Ah, well ! this was the end of romance, and now began real life. Shall I say that in that life there were charms and graces that the romance knew nothing of? Yes, indeed; for, beautiful as it is to see a lad and a lassie love as only lads and lassies can love, there is a more beautiful picture still to behold an aged couple who have lived and loved through long years, whose love has withstood the test of time and been purified and made more precious in the fires of life’s trials.

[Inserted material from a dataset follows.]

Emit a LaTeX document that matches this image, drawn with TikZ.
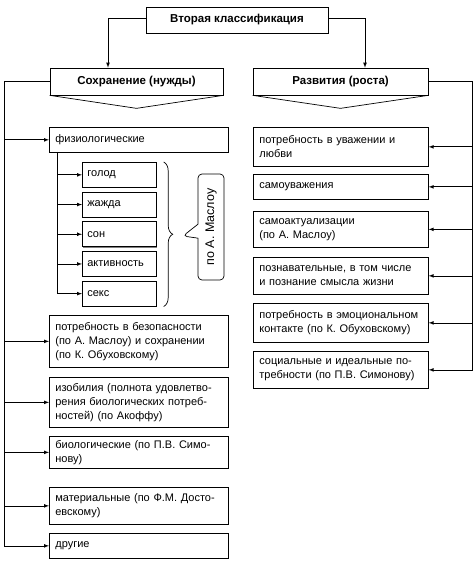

They see in their own children the return of days long, long gone by; and when they close their eyes upon this world, it is to enter into the renewed and eternal love and life of a brighter and a better world.

And here we leave ” Love in ye Olden Time,” and in doing so I can only say of every newly-wedded pair,

May life to them be like a summer river Where laughing ripples kissed by sunbeams dance, And reeds and rushes moved by soft winds quiver, Till Nature falls into a dreamy trance !

May life to them be like the clouds of even Lighted with all the splendor of the setting sun, When o’er the earth there comes the peace of heaven The blessed rest that crowns a work well done!

May life to them be like a song of glory Such as the joyous lark sings at heaven’s gate, Or victors tell in their glad thrilling story Of triumphs won upon the fields of fate!

And when that life shall reach the deep sea’s flowing, And earth’s bright day shall make its shadows long, May they rejoice in love’s warm, earnest glowing, While murmuring wavelets chant the evensong.